Say a power somewhere says "if whatever card is played, you may banish it", then it would enable the sequence. Someone plays a card, someone (else) activates that "may banish" power, than someone (else?) activates that "when you would" power, and so on...

As not-this-Mike would have maybe said after some summoned cards did summon some other card "We don't want stacks, but chain reactions may be fun." :-)


Frencois wrote:
Vic Wertz wrote:
Hawkmoon269 wrote:
I basically treat this as if it says "If the reason you are banishing the spell is because you played the spell (i.e. activated a power on the spell) and by playing the spell you ended up banishing it, then you can recharge it."

Right.

... So that would imply my suggestion was wrong and skizzerz is right. I. e., even if the banish comes from a power/rule elsewhere than on the banished card, it still applies if playing that card for one of its power was what triggered the event of banishing ...

Now that I read into it, maybe Hawkmoon's quote was supporting skizzers' opinion, but I get the feeling Vic confirmed it in the sense of "and by playing the spell you ended up banishing it, *because you couldn't recharge/discard it" as opposed to "and by playing the spell you ended up banishing it, *because because of possible other (chain reactions of) cards' powers*"

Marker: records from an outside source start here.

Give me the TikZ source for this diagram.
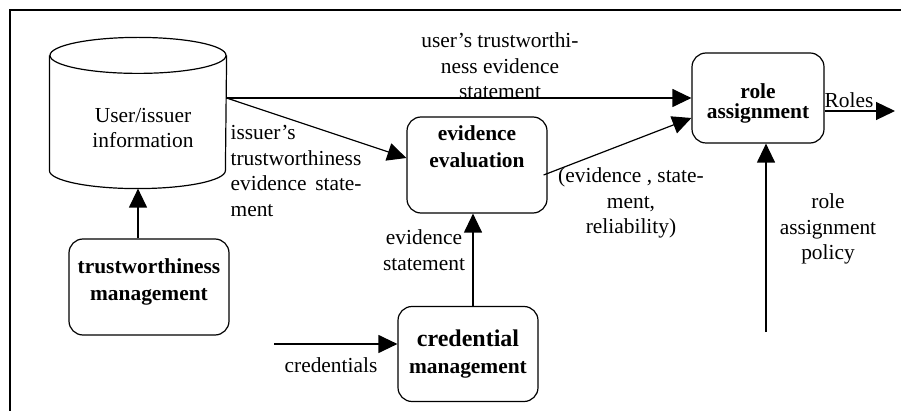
\documentclass[tikz,border=0pt]{standalone}
\usepackage{fontspec}
\setmainfont{Liberation Serif}
\usetikzlibrary{arrows.meta, positioning, calc}

\begin{document}
\begin{tikzpicture}[x=1pt, y=-1pt, line width=1.2pt,
  box/.style={draw, rounded corners=14pt, align=center, inner sep=0pt,
    font=\bfseries\fontsize{21.4}{27}\selectfont},
  lbl/.style={align=center, inner sep=0pt, font=\fontsize{21.4}{25.5}\selectfont},
  arr/.style={-{Triangle[length=19pt, width=18pt]}}]
  \useasboundingbox (0,0) rectangle (901,411);
  \draw (10,411) -- (10,10) -- (901,10);

  \node[minimum width=176pt, minimum height=150pt, inner sep=0pt] (info) at (138,113) {};
  \draw ($(info.north west)+(0,18)$) -- ($(info.south west)+(0,-18)$)
    arc[start angle=180, end angle=360, x radius=88pt, y radius=18pt]
    -- ($(info.north east)+(0,18)$);
  \draw ($(info.north)+(0,18)$) ellipse[x radius=88pt, y radius=18pt];
  \node[lbl] (infolbl) at (143,128) {User/issuer\\information};

  \node[box, minimum width=160pt, minimum height=96pt, text depth=14pt] (trust) at (149,287) {trustworthiness\\management};
  \node[box, minimum width=140pt, minimum height=96pt, text depth=36pt] (eval) at (477,165) {evidence\\evaluation};
  \node[box, minimum width=132pt, minimum height=90pt, text height=45pt,
    font=\bfseries\fontsize{21.4}{20}\selectfont] (role) at (758,98) {role\\assignment};
  \node[box, minimum width=140pt, minimum height=95pt] (cred) at (468,354) {{\fontsize{24}{27}\selectfont credential}\\management};

  \coordinate (src) at ($(info.east)+(0,-15)$);
  \coordinate (credin) at (274,344);
  \coordinate (policy) at (766,332);
  \coordinate (rolesout) at (895,111);

  \draw[arr] (info.south |- trust.north) -- (info.south);
  \draw[arr] (src) -- (src -| role.west);
  \draw[arr] (src) -- ($(eval.west)+(0,-7)$);
  \draw[arr] ($(eval.east)+(-4,10)$) -- ($(role.west)+(0,20)$);
  \draw[arr] ($(cred.north)+(5,0)$) -- ($(eval.south)+(-4,0)$);
  \draw[arr] (credin) -- (credin -| cred.west);
  \draw[arr] (policy) -- (policy |- role.south);
  \draw[arr] (rolesout -| role.east) -- (rolesout);

  \node[lbl] (userlbl) at (500,66) {user's trustworthi-\\ness evidence\\statement};
  \node[lbl, text width=131pt, align=left, anchor=north west] (issuerlbl) at (230,125)
    {issuer's\\trustworthiness\\evidence\hfill state-\\ment};
  \node[lbl] (tuplelbl) at (631,203) {(evidence , state-\\ment,\\reliability)};
  \node[lbl] (evlbl) at (424,250) {evidence\\statement};
  \node[lbl] (credlbl) at (331,365) {credentials};
  \node[lbl] (policylbl) at (828,229) {role\\assignment\\policy};
  \node[lbl, anchor=base] (roleslbl) at (849,108) {Roles};
\end{tikzpicture}
\end{document}
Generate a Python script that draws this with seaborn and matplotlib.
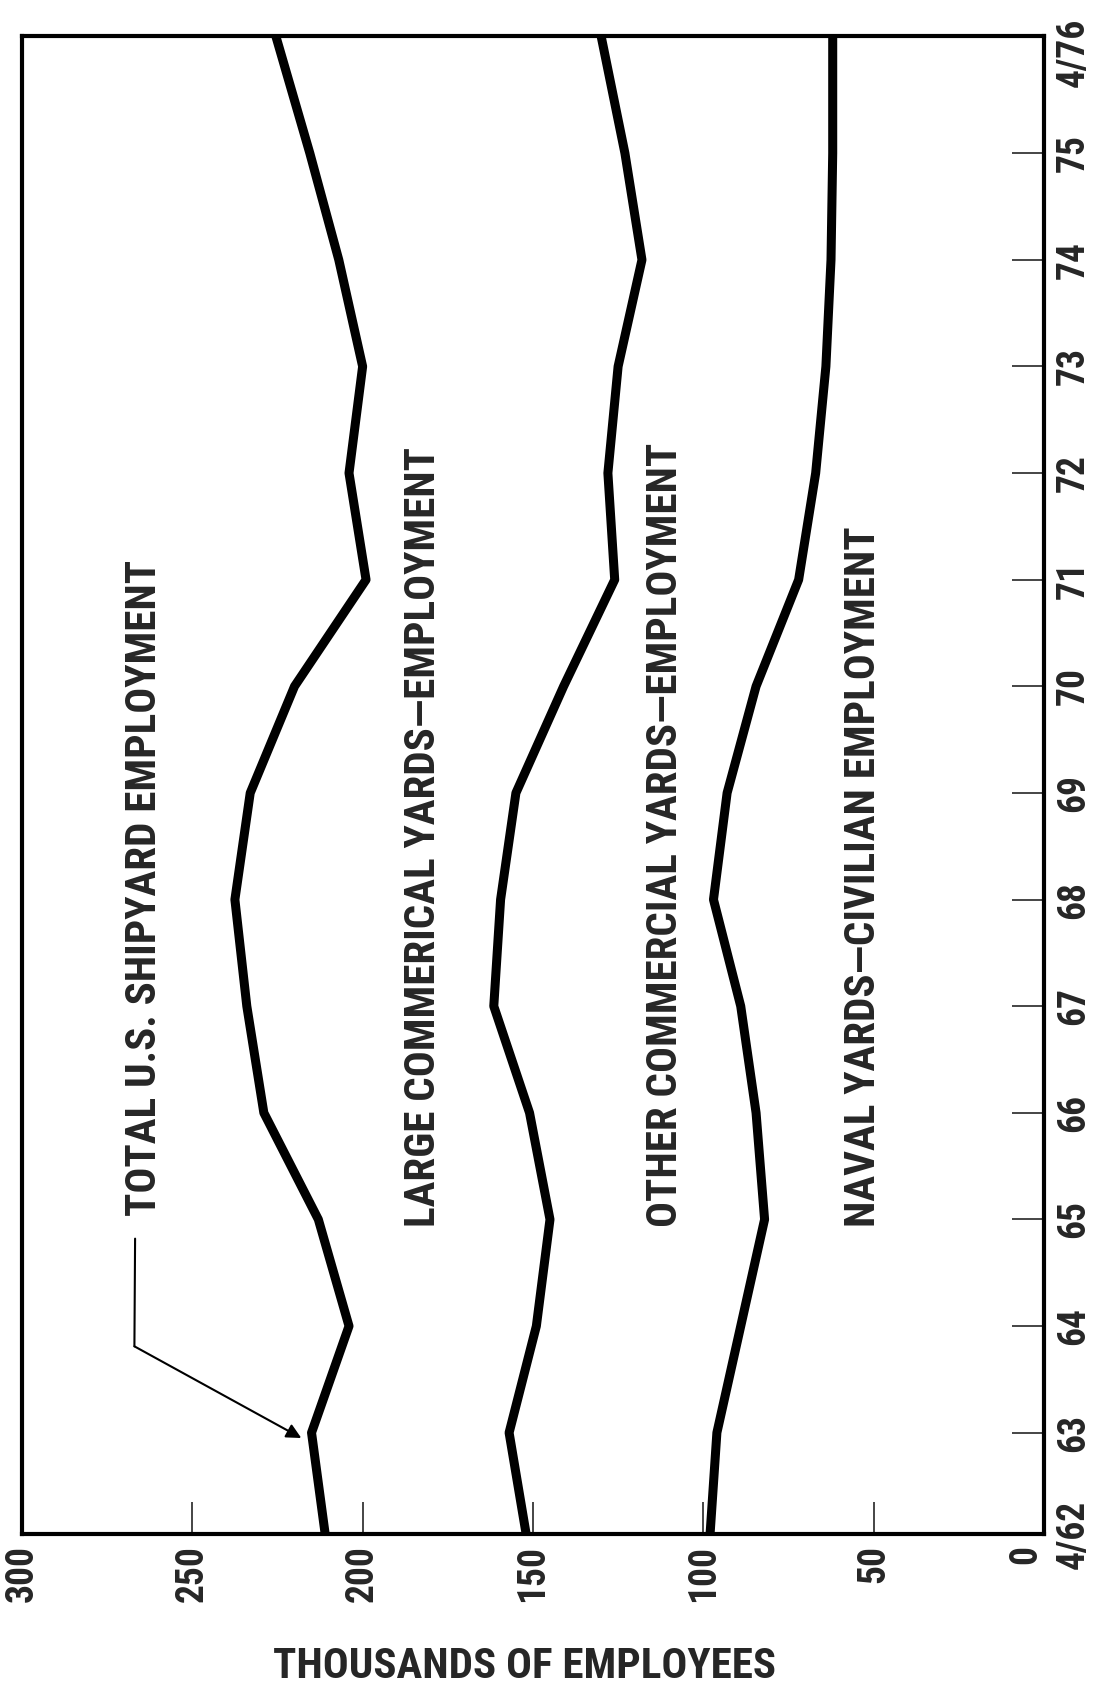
# %%
import numpy as np
import pandas as pd
import seaborn as sns
from matplotlib import pyplot as plt
from matplotlib import font_manager

# %% Data (thousands of employees)
years = [62.05, 63, 64, 65, 66, 67, 68, 69, 70, 71, 72, 73, 74, 75, 76.1]
total = [211, 215, 204, 213, 229, 234, 237.5, 233, 220, 199, 204, 200, 207, 215.5, 225.5]
naval_other = [152, 157, 149, 145, 151, 161.5, 159.5, 155, 141, 126, 128, 125, 118, 123, 130]
naval = [98, 96, 89, 82, 84.5, 89, 97, 93, 84.5, 72, 67, 64, 62.5, 62, 62]

value_ticks = [0, 50, 100, 150, 200, 250, 300]
year_ticks = [62.05, 63, 64, 65, 66, 67, 68, 69, 70, 71, 72, 73, 74, 75, 75.95]
year_labels = ["4/62", "63", "64", "65", "66", "67", "68", "69", "70",
               "71", "72", "73", "74", "75", "4/76"]

labels = ["TOTAL U.S. SHIPYARD EMPLOYMENT",
          "LARGE COMMERICAL YARDS\u2014EMPLOYMENT",
          "OTHER COMMERCIAL YARDS\u2014EMPLOYMENT",
          "NAVAL YARDS\u2014CIVILIAN EMPLOYMENT"]
label_x = [264, 182, 111, 53]
label_y = [65.03, 64.93, 64.93, 64.93]

# %% Setup - look for a narrow bold face
sns.set_style("white")
fonts = font_manager.fontManager.ttflist
names = {f.name for f in fonts}
stretch = "normal"
scale = 1.0
if "Liberation Sans Narrow" in names:
    family = "Liberation Sans Narrow"
elif "Roboto Condensed" in names:
    family = "Roboto Condensed"
elif any(f.name == "DejaVu Sans" and f.stretch == "condensed" for f in fonts):
    family = "DejaVu Sans"
    stretch = "condensed"
    scale = 0.86
else:
    family = "DejaVu Sans"
    scale = 0.8
plt.rcParams["font.family"] = [family, "DejaVu Sans"]
plt.rcParams["font.weight"] = "bold"
plt.rcParams["font.stretch"] = stretch

fig = plt.figure(figsize=(11, 16.87), dpi=100)
ax = fig.add_axes([0.02, 0.0907, 0.929, 0.888])

df = pd.DataFrame({"year": years, "total": total,
                   "naval_other": naval_other, "naval": naval})
for col in ["total", "naval_other", "naval"]:
    sns.lineplot(data=df, x=col, y="year", orient="y", color="black",
                 lw=6.5, ax=ax, solid_joinstyle="round")

ax.set_xlim(300, 0)
ax.set_ylim(62.05, 76.1)

ax.set_xticks(value_ticks)
ax.set_xticklabels([str(v) for v in value_ticks], rotation=90,
                   fontsize=27 * scale)
ax.get_xticklabels()[0].set_ha("right")
ax.yaxis.tick_right()
ax.set_yticks(year_ticks)
ax.set_yticklabels(year_labels, rotation=90, va="center", fontsize=27 * scale)
ax.tick_params(axis="x", direction="in", length=23, width=1.2, pad=8,
               bottom=True, top=False)
ax.tick_params(axis="y", direction="in", length=23, width=1.2, pad=8,
               right=True, left=False)
# no tick mark at the 4/76 label
ax.yaxis.get_major_ticks()[-1].tick2line.set_visible(False)
ax.set_xlabel("")
ax.set_ylabel("")
for s in ax.spines.values():
    s.set_linewidth(3)
    s.set_color("black")

# %% Band labels
for txt, x, y in zip(labels, label_x, label_y):
    ax.text(x, y, txt, rotation=90, ha="center", va="bottom",
            fontsize=31 * scale)

# leader from TOTAL label to its line
ax.plot([266.8, 267], [64.82, 63.81], color="black", lw=1.5)
ax.annotate("", xy=(218, 62.95), xytext=(267, 63.81),
            arrowprops=dict(arrowstyle="-|>", lw=1.5, color="black",
                            mutation_scale=22, shrinkA=0, shrinkB=0))

fig.text(0.477, 0.012, "THOUSANDS OF EMPLOYEES", ha="center", va="center",
         fontsize=31 * scale)

plt.savefig("out.png", dpi=100)
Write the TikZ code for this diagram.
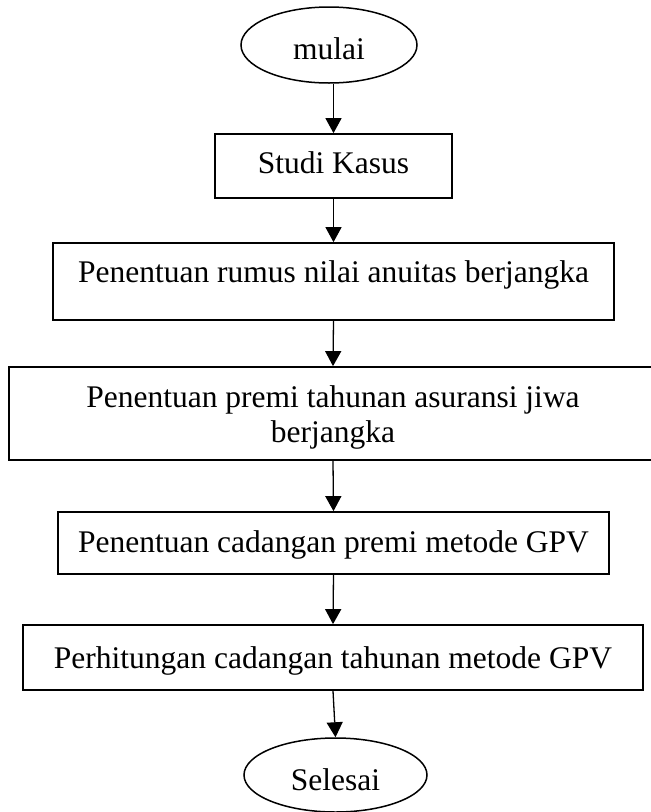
\documentclass[tikz,border=0pt]{standalone}
\usepackage{fontspec}
\setmainfont{Liberation Serif}
\usetikzlibrary{shapes.geometric,arrows.meta}
\tikzset{
  box/.style={draw, line width=1.7pt, inner sep=0pt, align=center,
    font=\fontsize{31.5}{35}\selectfont},
  oval/.style={draw, ellipse, line width=1.5pt, inner sep=0pt,
    font=\fontsize{31.5}{35}\selectfont},
  arr/.style={line width=1.3pt, -{Triangle[width=16pt,length=15pt]}},
}
\begin{document}
\begin{tikzpicture}[x=1pt,y=-1pt]
\useasboundingbox (0,0) rectangle (651,812);
\node[oval, minimum width=176pt, minimum height=76pt, text height=30pt, text depth=2pt] (mulai) at (329,45) {mulai};
\node[box, minimum width=237pt, minimum height=64pt, text height=22pt, text depth=7pt] (studi) at (333.5,166) {Studi Kasus};
\node[box, minimum width=561pt, minimum height=77pt, text height=22pt, text depth=21pt] (rumus) at (333.5,281.5) {Penentuan rumus nilai anuitas berjangka};
\node[box, minimum width=648pt, minimum height=93pt, text height=59pt, text depth=2pt] (premi) at (333,413.5) {Penentuan premi tahunan asuransi jiwa\\berjangka};
\node[box, minimum width=551pt, minimum height=62pt, text height=24pt, text depth=6pt] (cadangan) at (333.5,543) {Penentuan cadangan premi metode GPV};
\node[box, minimum width=620pt, minimum height=65pt, text height=26pt, text depth=5pt] (hitung) at (333,657.5) {Perhitungan cadangan tahunan metode GPV};
\node[oval, minimum width=183pt, minimum height=74pt, text height=32pt, text depth=2pt] (selesai) at (335.5,775) {Selesai};
\draw[arr] (studi.north |- mulai.south) -- (studi.north);
\draw[arr] (studi.south) -- (rumus.north);
\draw[arr] (rumus.south) -- (premi.north);
\draw[arr] (premi.south) -- (cadangan.north);
\draw[arr] (cadangan.south) -- (hitung.north);
\draw[arr] (hitung.south) -- (selesai.north);
\end{tikzpicture}
\end{document}
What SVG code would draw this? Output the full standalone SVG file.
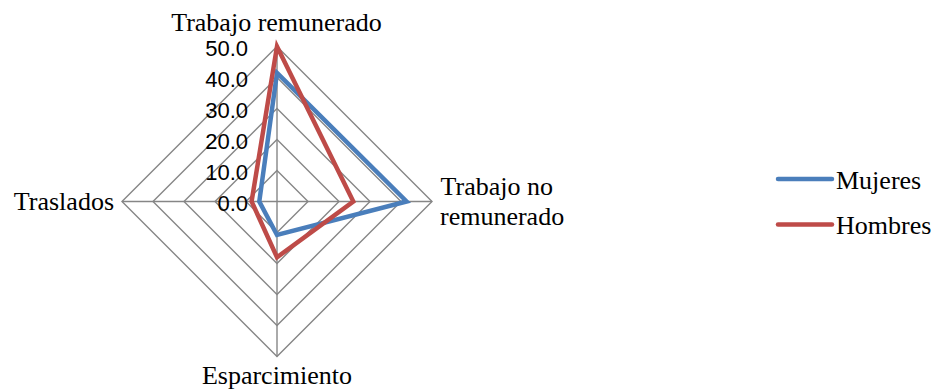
<svg xmlns="http://www.w3.org/2000/svg" width="934" height="391" viewBox="0 0 934 391">
<style>
.grid{fill:none;stroke:#868686;stroke-width:1.4}
.ser{fill:none;stroke-width:4.5;stroke-linejoin:miter}
.lab{font-family:"Liberation Serif","Times New Roman",serif;font-size:26px;fill:#000}
.tick{font-family:"Liberation Sans",Arial,sans-serif;font-size:22px;fill:#000;text-anchor:end}
</style>
<rect width="934" height="391" fill="#fff"/>
<g id="grid">
<polygon class="grid" points="277,170.5 308,201.5 277,232.5 246,201.5"/>
<polygon class="grid" points="277,139.5 339,201.5 277,263.5 215,201.5"/>
<polygon class="grid" points="277,108.5 370,201.5 277,294.5 184,201.5"/>
<polygon class="grid" points="277,77.5 401,201.5 277,325.5 153,201.5"/>
<polygon class="grid" points="277,46.5 432,201.5 277,356.5 122,201.5"/>
<line class="grid" x1="277" y1="46.5" x2="277" y2="356.5"/>
<line class="grid" x1="122" y1="201.5" x2="432" y2="201.5"/>
</g>
<g id="ticks">
<text class="tick" x="248" y="56">50.0</text>
<text class="tick" x="248" y="87">40.0</text>
<text class="tick" x="248" y="118">30.0</text>
<text class="tick" x="248" y="149">20.0</text>
<text class="tick" x="248" y="180">10.0</text>
<text class="tick" x="248" y="211">0.0</text>
</g>
<g id="connectors">
<polygon id="mujeres" class="ser" stroke="#4A7EBB" points="277,72.9 406.6,201.5 277,235 259.3,201.5"/>
<polygon id="hombres" class="ser" stroke="#BE4B48" points="277,46.5 353.3,201.5 277,257.3 251.6,201.5"/>
</g>
<g id="axis-labels">
<text class="lab" x="276.5" y="31" text-anchor="middle">Trabajo remunerado</text>
<text class="lab" x="114" y="210" text-anchor="end">Traslados</text>
<text class="lab" x="440.5" y="195">Trabajo no</text>
<text class="lab" x="440" y="225">remunerado</text>
<text class="lab" x="277" y="384" text-anchor="middle">Esparcimiento</text>
</g>
<g id="legend">
<line x1="778" y1="179" x2="832" y2="179" stroke="#4A7EBB" stroke-width="4.5" stroke-linecap="round"/>
<text class="lab" x="836" y="189">Mujeres</text>
<line x1="778" y1="224.5" x2="832" y2="224.5" stroke="#BE4B48" stroke-width="4.5" stroke-linecap="round"/>
<text class="lab" x="836" y="234">Hombres</text>
</g>
</svg>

Paizo Employee Chief Technical Officer

This is a simple two-part test:

A) Are you playing a spell for its power?
B) Is it getting banished?

If the answer is yes to both, you may recharge it. Otherwise, you may not.

(Of course, you still need to keep in mind the hierarchy from the Golden Rule—if an Adventure Path, adventure, scenario, location, or support card conflicts with Damiel, that card wins.)